Following an NBR headquarters' instruction, its field-level offices have already made a list of over 100 entities across the country, who allegedly abused the facilities, according to the officials familiar with the matter, and documents of more exporters are being scrutinised.
In the primary investigation, NBR officials found evidence of large-scale irregularities by at least three exporters, but they did not disclose the names immediately.
"Many companies are importing raw materials under the bond facilities but they are selling those in the local market illegally," a senior NBR official, seeking anonymity, told the Business Standard.
As a result, the government was losing huge revenues, he said, adding that the abuse of the privilege was ruining the local industries, as well. "Some large-scale irregularities have already been unearthed. We will disclose those after the final inspection."
Currently, a total of 8,000 entities in the country have bond licences and some 4,000 are active in utilising the privilege. Most of them are apparel manufacturers followed by plastic, leather and other sector exporters.

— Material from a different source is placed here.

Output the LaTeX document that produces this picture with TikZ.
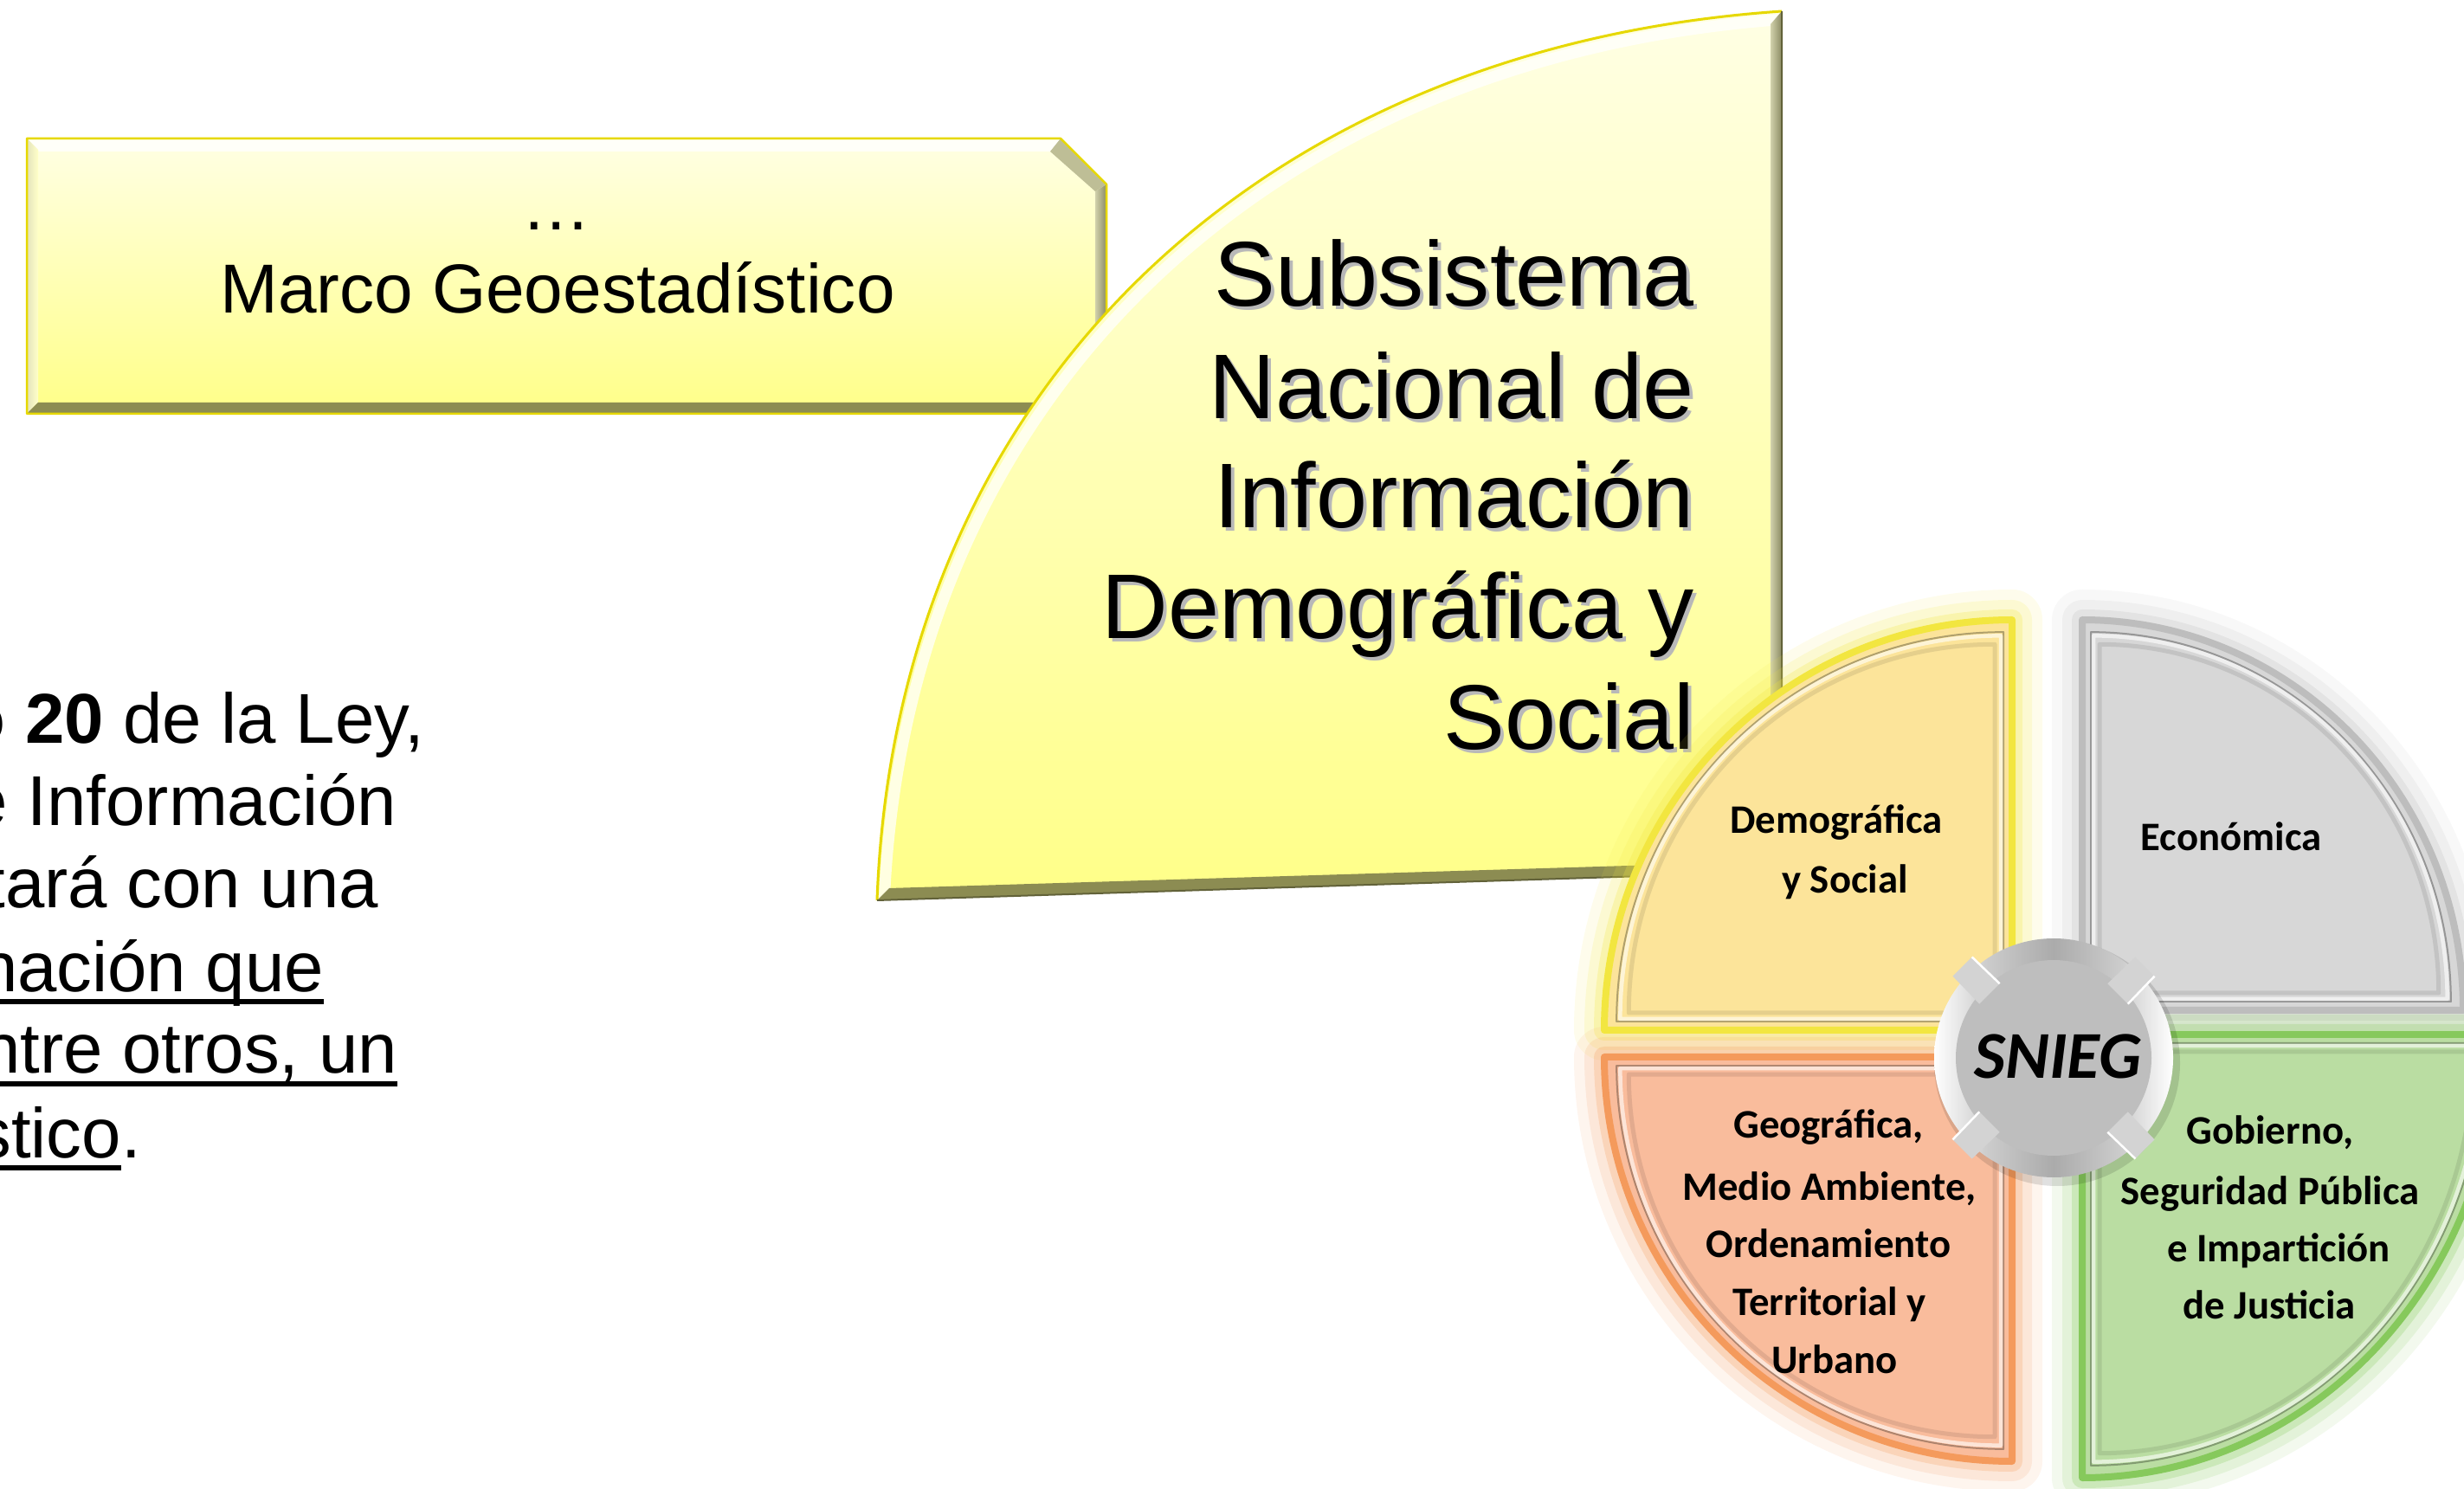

For the last four decades, the government has been providing bond facilities – the advantage of importing raw materials without any tax – to export-oriented industries to increase their export competitiveness, on a condition that the goods must be kept in authorised warehouses under the supervision of the Customs Bond Commissionerate.
On the other hand, other importers, except the bond licence-holders, have to pay different types of taxes including customs duties, ranging from 1% to 100% to import the same products.
Hence, selling the items imported under bond facilities in the local market is strictly prohibited.
If anyone wants to sell the goods in the local market, they must pay all the taxes and have approvals from the authorities concerned. Two Customs Bond Commissionerates are assigned to ensure fair use of the bonded warehouse facilities.
Apart from regular inspection, the NBR also conducted different drives earlier and figured out some irregularities in the warehouses. Subsequently, it filed several criminal cases. Many exporters, especially from the apparel sector, were accused there.
Meanwhile, leading exporters urged the NBR not to harass innocent exporters.
"We welcome any kind of audit or investigation and have no objection if the NBR punishes bond facilities misusers. But, we want this initiative of the NBR not to turn into a tool of harassing exporters," said Mohammad Hatem, executive president of the Bangladesh Knitwear Manufacturers and Exporters Association.
"It was important to realise the difference between misuses and mistakes. Sometimes, the customs officials do not want to understand that," he told The Business Standard.
Appreciating the NBR move, Bangladesh Textile Mills Association Vice-President Abdullah Al Mamun suggested that the real exporters not be harassed or fined for their silly mistakes.